## START
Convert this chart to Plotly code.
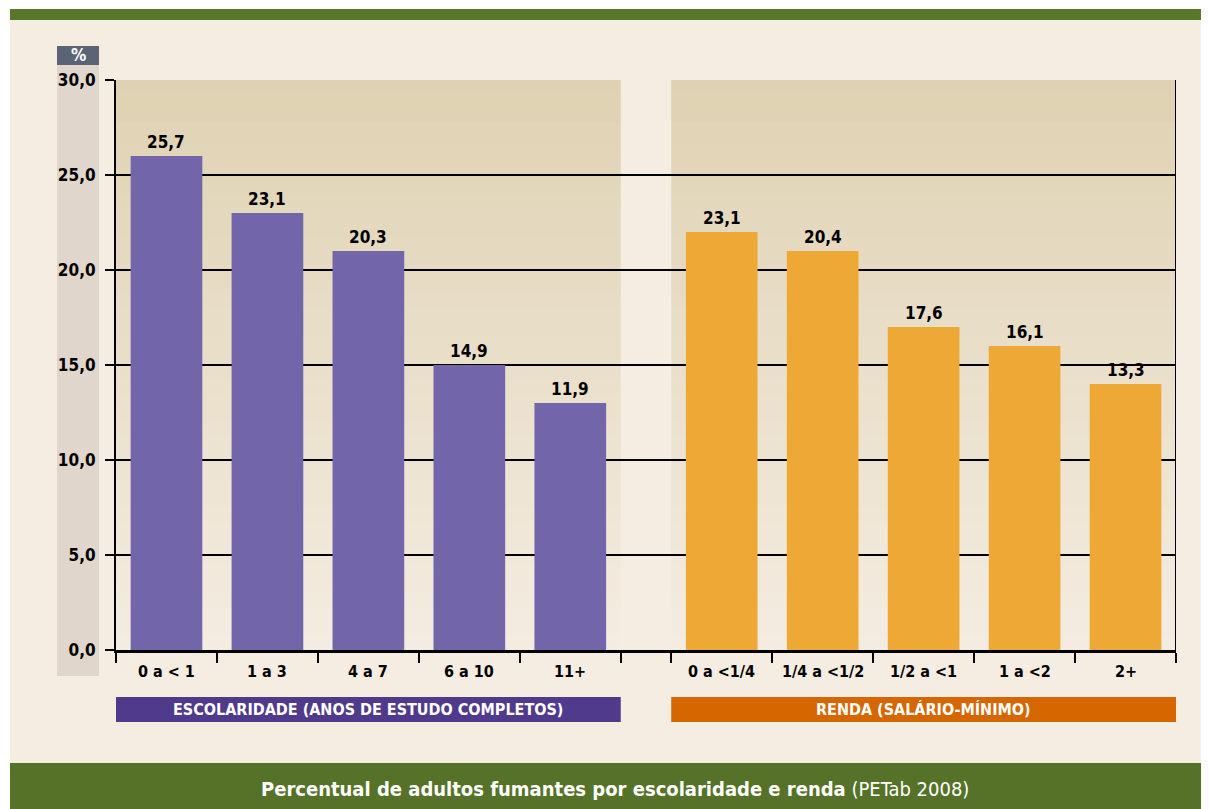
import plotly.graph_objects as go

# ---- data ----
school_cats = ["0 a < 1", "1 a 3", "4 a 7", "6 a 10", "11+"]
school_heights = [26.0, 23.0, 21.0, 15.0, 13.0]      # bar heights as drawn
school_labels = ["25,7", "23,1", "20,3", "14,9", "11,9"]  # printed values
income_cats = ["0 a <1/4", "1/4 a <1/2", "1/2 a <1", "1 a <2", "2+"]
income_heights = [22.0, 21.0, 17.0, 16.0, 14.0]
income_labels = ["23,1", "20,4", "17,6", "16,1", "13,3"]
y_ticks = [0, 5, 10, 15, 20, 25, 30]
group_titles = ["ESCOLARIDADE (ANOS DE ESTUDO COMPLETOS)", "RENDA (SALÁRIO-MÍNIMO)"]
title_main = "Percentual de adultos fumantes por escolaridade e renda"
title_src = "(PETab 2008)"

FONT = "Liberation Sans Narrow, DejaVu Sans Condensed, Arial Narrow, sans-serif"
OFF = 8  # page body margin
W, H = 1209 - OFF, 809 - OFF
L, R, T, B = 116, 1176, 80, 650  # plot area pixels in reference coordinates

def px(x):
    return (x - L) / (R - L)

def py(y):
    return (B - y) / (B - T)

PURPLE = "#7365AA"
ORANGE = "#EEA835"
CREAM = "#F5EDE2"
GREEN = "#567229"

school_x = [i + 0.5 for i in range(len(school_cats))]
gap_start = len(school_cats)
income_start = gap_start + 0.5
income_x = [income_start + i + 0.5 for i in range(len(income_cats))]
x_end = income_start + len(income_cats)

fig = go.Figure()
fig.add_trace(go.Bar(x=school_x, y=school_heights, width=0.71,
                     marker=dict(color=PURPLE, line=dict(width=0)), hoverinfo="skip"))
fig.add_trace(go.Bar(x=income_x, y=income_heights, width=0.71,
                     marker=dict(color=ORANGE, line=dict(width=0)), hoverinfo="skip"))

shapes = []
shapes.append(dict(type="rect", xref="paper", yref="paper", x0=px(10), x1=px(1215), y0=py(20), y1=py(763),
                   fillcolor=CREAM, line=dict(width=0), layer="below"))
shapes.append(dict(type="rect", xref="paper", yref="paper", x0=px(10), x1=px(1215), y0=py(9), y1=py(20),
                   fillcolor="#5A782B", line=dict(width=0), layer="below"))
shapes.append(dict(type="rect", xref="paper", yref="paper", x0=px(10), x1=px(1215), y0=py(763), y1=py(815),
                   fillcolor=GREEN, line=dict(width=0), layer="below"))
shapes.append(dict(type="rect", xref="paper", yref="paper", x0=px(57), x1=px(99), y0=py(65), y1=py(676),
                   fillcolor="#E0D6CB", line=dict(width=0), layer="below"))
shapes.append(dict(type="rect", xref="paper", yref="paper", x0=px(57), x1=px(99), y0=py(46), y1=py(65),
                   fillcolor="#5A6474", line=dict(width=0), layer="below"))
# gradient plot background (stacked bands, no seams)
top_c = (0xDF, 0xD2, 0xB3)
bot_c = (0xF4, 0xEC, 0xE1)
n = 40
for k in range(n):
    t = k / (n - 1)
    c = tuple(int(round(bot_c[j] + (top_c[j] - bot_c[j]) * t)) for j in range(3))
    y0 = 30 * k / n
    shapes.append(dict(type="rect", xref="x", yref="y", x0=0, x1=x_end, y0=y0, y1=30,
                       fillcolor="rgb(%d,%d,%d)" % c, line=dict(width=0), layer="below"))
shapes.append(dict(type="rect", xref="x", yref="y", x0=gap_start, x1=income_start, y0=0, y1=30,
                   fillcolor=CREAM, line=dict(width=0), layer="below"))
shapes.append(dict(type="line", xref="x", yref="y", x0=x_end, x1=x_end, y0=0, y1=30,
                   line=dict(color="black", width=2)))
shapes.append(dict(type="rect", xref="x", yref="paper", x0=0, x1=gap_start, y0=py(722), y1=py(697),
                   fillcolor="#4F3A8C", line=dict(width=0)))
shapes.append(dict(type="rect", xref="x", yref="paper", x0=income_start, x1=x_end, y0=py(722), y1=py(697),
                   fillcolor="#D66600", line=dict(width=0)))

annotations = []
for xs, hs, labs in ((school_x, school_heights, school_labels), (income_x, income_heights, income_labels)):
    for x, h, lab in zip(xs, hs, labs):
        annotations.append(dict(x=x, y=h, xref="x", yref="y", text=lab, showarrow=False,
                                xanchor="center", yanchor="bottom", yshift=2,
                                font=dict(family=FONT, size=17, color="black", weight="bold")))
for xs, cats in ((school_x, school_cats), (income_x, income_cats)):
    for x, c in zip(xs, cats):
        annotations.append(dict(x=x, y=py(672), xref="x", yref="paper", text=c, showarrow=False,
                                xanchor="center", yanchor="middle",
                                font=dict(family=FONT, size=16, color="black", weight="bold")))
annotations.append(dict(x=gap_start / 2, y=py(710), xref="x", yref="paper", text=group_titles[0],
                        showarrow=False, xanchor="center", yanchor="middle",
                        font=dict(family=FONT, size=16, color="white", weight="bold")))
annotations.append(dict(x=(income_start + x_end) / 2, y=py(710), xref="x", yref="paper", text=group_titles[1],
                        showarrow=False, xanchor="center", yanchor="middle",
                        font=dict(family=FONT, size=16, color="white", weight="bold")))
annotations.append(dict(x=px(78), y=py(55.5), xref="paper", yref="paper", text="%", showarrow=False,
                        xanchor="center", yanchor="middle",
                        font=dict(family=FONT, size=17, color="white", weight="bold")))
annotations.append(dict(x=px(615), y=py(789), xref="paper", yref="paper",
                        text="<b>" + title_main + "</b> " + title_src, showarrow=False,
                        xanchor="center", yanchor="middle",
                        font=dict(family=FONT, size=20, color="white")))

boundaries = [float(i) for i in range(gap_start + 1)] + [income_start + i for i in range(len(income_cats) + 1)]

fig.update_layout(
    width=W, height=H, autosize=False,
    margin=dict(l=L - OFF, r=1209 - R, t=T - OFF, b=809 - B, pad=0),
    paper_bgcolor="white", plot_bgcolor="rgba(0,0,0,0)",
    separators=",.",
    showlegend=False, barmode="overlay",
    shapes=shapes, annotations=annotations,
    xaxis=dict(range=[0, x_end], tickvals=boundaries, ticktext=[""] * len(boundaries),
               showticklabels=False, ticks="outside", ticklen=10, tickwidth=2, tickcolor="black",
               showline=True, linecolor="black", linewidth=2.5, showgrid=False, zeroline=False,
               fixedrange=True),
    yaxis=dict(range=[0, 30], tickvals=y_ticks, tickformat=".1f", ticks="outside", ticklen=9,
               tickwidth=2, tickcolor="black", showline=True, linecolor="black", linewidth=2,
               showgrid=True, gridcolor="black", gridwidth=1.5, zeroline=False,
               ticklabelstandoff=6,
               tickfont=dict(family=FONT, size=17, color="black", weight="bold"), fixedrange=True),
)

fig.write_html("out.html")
## END
▶ EXERCISE TASK
Reproduce the data verbatim. Do not carry any picture into the copy.

▶ ANSWER TO THE PROBLEM
Convert this chart to Plotly code.
import plotly.graph_objects as go

# ---- data ----
school_cats = ["0 a < 1", "1 a 3", "4 a 7", "6 a 10", "11+"]
school_heights = [26.0, 23.0, 21.0, 15.0, 13.0]      # bar heights as drawn
school_labels = ["25,7", "23,1", "20,3", "14,9", "11,9"]  # printed values
income_cats = ["0 a <1/4", "1/4 a <1/2", "1/2 a <1", "1 a <2", "2+"]
income_heights = [22.0, 21.0, 17.0, 16.0, 14.0]
income_labels = ["23,1", "20,4", "17,6", "16,1", "13,3"]
y_ticks = [0, 5, 10, 15, 20, 25, 30]
group_titles = ["ESCOLARIDADE (ANOS DE ESTUDO COMPLETOS)", "RENDA (SALÁRIO-MÍNIMO)"]
title_main = "Percentual de adultos fumantes por escolaridade e renda"
title_src = "(PETab 2008)"

FONT = "Liberation Sans Narrow, DejaVu Sans Condensed, Arial Narrow, sans-serif"
OFF = 8  # page body margin
W, H = 1209 - OFF, 809 - OFF
L, R, T, B = 116, 1176, 80, 650  # plot area pixels in reference coordinates

def px(x):
    return (x - L) / (R - L)

def py(y):
    return (B - y) / (B - T)

PURPLE = "#7365AA"
ORANGE = "#EEA835"
CREAM = "#F5EDE2"
GREEN = "#567229"

school_x = [i + 0.5 for i in range(len(school_cats))]
gap_start = len(school_cats)
income_start = gap_start + 0.5
income_x = [income_start + i + 0.5 for i in range(len(income_cats))]
x_end = income_start + len(income_cats)

fig = go.Figure()
fig.add_trace(go.Bar(x=school_x, y=school_heights, width=0.71,
                     marker=dict(color=PURPLE, line=dict(width=0)), hoverinfo="skip"))
fig.add_trace(go.Bar(x=income_x, y=income_heights, width=0.71,
                     marker=dict(color=ORANGE, line=dict(width=0)), hoverinfo="skip"))

shapes = []
shapes.append(dict(type="rect", xref="paper", yref="paper", x0=px(10), x1=px(1215), y0=py(20), y1=py(763),
                   fillcolor=CREAM, line=dict(width=0), layer="below"))
shapes.append(dict(type="rect", xref="paper", yref="paper", x0=px(10), x1=px(1215), y0=py(9), y1=py(20),
                   fillcolor="#5A782B", line=dict(width=0), layer="below"))
shapes.append(dict(type="rect", xref="paper", yref="paper", x0=px(10), x1=px(1215), y0=py(763), y1=py(815),
                   fillcolor=GREEN, line=dict(width=0), layer="below"))
shapes.append(dict(type="rect", xref="paper", yref="paper", x0=px(57), x1=px(99), y0=py(65), y1=py(676),
                   fillcolor="#E0D6CB", line=dict(width=0), layer="below"))
shapes.append(dict(type="rect", xref="paper", yref="paper", x0=px(57), x1=px(99), y0=py(46), y1=py(65),
                   fillcolor="#5A6474", line=dict(width=0), layer="below"))
# gradient plot background (stacked bands, no seams)
top_c = (0xDF, 0xD2, 0xB3)
bot_c = (0xF4, 0xEC, 0xE1)
n = 40
for k in range(n):
    t = k / (n - 1)
    c = tuple(int(round(bot_c[j] + (top_c[j] - bot_c[j]) * t)) for j in range(3))
    y0 = 30 * k / n
    shapes.append(dict(type="rect", xref="x", yref="y", x0=0, x1=x_end, y0=y0, y1=30,
                       fillcolor="rgb(%d,%d,%d)" % c, line=dict(width=0), layer="below"))
shapes.append(dict(type="rect", xref="x", yref="y", x0=gap_start, x1=income_start, y0=0, y1=30,
                   fillcolor=CREAM, line=dict(width=0), layer="below"))
shapes.append(dict(type="line", xref="x", yref="y", x0=x_end, x1=x_end, y0=0, y1=30,
                   line=dict(color="black", width=2)))
shapes.append(dict(type="rect", xref="x", yref="paper", x0=0, x1=gap_start, y0=py(722), y1=py(697),
                   fillcolor="#4F3A8C", line=dict(width=0)))
shapes.append(dict(type="rect", xref="x", yref="paper", x0=income_start, x1=x_end, y0=py(722), y1=py(697),
                   fillcolor="#D66600", line=dict(width=0)))

annotations = []
for xs, hs, labs in ((school_x, school_heights, school_labels), (income_x, income_heights, income_labels)):
    for x, h, lab in zip(xs, hs, labs):
        annotations.append(dict(x=x, y=h, xref="x", yref="y", text=lab, showarrow=False,
                                xanchor="center", yanchor="bottom", yshift=2,
                                font=dict(family=FONT, size=17, color="black", weight="bold")))
for xs, cats in ((school_x, school_cats), (income_x, income_cats)):
    for x, c in zip(xs, cats):
        annotations.append(dict(x=x, y=py(672), xref="x", yref="paper", text=c, showarrow=False,
                                xanchor="center", yanchor="middle",
                                font=dict(family=FONT, size=16, color="black", weight="bold")))
annotations.append(dict(x=gap_start / 2, y=py(710), xref="x", yref="paper", text=group_titles[0],
                        showarrow=False, xanchor="center", yanchor="middle",
                        font=dict(family=FONT, size=16, color="white", weight="bold")))
annotations.append(dict(x=(income_start + x_end) / 2, y=py(710), xref="x", yref="paper", text=group_titles[1],
                        showarrow=False, xanchor="center", yanchor="middle",
                        font=dict(family=FONT, size=16, color="white", weight="bold")))
annotations.append(dict(x=px(78), y=py(55.5), xref="paper", yref="paper", text="%", showarrow=False,
                        xanchor="center", yanchor="middle",
                        font=dict(family=FONT, size=17, color="white", weight="bold")))
annotations.append(dict(x=px(615), y=py(789), xref="paper", yref="paper",
                        text="<b>" + title_main + "</b> " + title_src, showarrow=False,
                        xanchor="center", yanchor="middle",
                        font=dict(family=FONT, size=20, color="white")))

boundaries = [float(i) for i in range(gap_start + 1)] + [income_start + i for i in range(len(income_cats) + 1)]

fig.update_layout(
    width=W, height=H, autosize=False,
    margin=dict(l=L - OFF, r=1209 - R, t=T - OFF, b=809 - B, pad=0),
    paper_bgcolor="white", plot_bgcolor="rgba(0,0,0,0)",
    separators=",.",
    showlegend=False, barmode="overlay",
    shapes=shapes, annotations=annotations,
    xaxis=dict(range=[0, x_end], tickvals=boundaries, ticktext=[""] * len(boundaries),
               showticklabels=False, ticks="outside", ticklen=10, tickwidth=2, tickcolor="black",
               showline=True, linecolor="black", linewidth=2.5, showgrid=False, zeroline=False,
               fixedrange=True),
    yaxis=dict(range=[0, 30], tickvals=y_ticks, tickformat=".1f", ticks="outside", ticklen=9,
               tickwidth=2, tickcolor="black", showline=True, linecolor="black", linewidth=2,
               showgrid=True, gridcolor="black", gridwidth=1.5, zeroline=False,
               ticklabelstandoff=6,
               tickfont=dict(family=FONT, size=17, color="black", weight="bold"), fixedrange=True),
)

fig.write_html("out.html")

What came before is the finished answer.